■ **Your objective**: Print exactly the lines from the first one down to the line that contains "ax = fig.add_axes([0.0, 16", both included, and skip the pictures.

■ **Dataset extract**:
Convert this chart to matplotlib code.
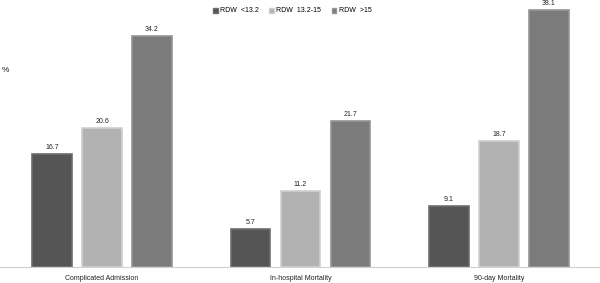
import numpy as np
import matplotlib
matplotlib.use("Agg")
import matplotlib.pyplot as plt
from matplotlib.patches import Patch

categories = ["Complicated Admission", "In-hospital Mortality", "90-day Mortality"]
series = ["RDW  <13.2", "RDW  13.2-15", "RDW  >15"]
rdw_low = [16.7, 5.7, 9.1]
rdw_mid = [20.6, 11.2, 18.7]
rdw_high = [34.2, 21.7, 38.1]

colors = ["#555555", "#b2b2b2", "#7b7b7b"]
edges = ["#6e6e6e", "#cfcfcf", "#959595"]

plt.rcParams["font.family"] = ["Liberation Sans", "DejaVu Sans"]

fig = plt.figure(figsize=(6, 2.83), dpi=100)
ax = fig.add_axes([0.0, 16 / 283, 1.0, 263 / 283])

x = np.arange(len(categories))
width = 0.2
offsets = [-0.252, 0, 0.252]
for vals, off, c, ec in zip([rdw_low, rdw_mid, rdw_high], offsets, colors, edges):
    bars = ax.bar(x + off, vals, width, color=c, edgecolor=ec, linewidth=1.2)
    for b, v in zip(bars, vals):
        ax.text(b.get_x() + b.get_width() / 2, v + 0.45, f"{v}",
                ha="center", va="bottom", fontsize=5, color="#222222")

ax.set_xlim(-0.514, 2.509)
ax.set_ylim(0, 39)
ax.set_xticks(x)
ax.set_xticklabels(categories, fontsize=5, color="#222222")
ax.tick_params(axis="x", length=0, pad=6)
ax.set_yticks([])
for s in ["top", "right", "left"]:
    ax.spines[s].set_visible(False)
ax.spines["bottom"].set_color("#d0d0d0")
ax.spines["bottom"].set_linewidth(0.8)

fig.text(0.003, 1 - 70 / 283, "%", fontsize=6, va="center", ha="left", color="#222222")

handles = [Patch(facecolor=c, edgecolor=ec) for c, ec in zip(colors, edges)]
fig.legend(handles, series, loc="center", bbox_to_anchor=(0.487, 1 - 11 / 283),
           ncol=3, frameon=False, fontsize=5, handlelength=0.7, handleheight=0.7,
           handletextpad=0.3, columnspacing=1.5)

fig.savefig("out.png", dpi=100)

■ **Reply**:
Convert this chart to matplotlib code.
import numpy as np
import matplotlib
matplotlib.use("Agg")
import matplotlib.pyplot as plt
from matplotlib.patches import Patch

categories = ["Complicated Admission", "In-hospital Mortality", "90-day Mortality"]
series = ["RDW  <13.2", "RDW  13.2-15", "RDW  >15"]
rdw_low = [16.7, 5.7, 9.1]
rdw_mid = [20.6, 11.2, 18.7]
rdw_high = [34.2, 21.7, 38.1]

colors = ["#555555", "#b2b2b2", "#7b7b7b"]
edges = ["#6e6e6e", "#cfcfcf", "#959595"]

plt.rcParams["font.family"] = ["Liberation Sans", "DejaVu Sans"]

fig = plt.figure(figsize=(6, 2.83), dpi=100)
ax = fig.add_axes([0.0, 16 / 283, 1.0, 263 / 283])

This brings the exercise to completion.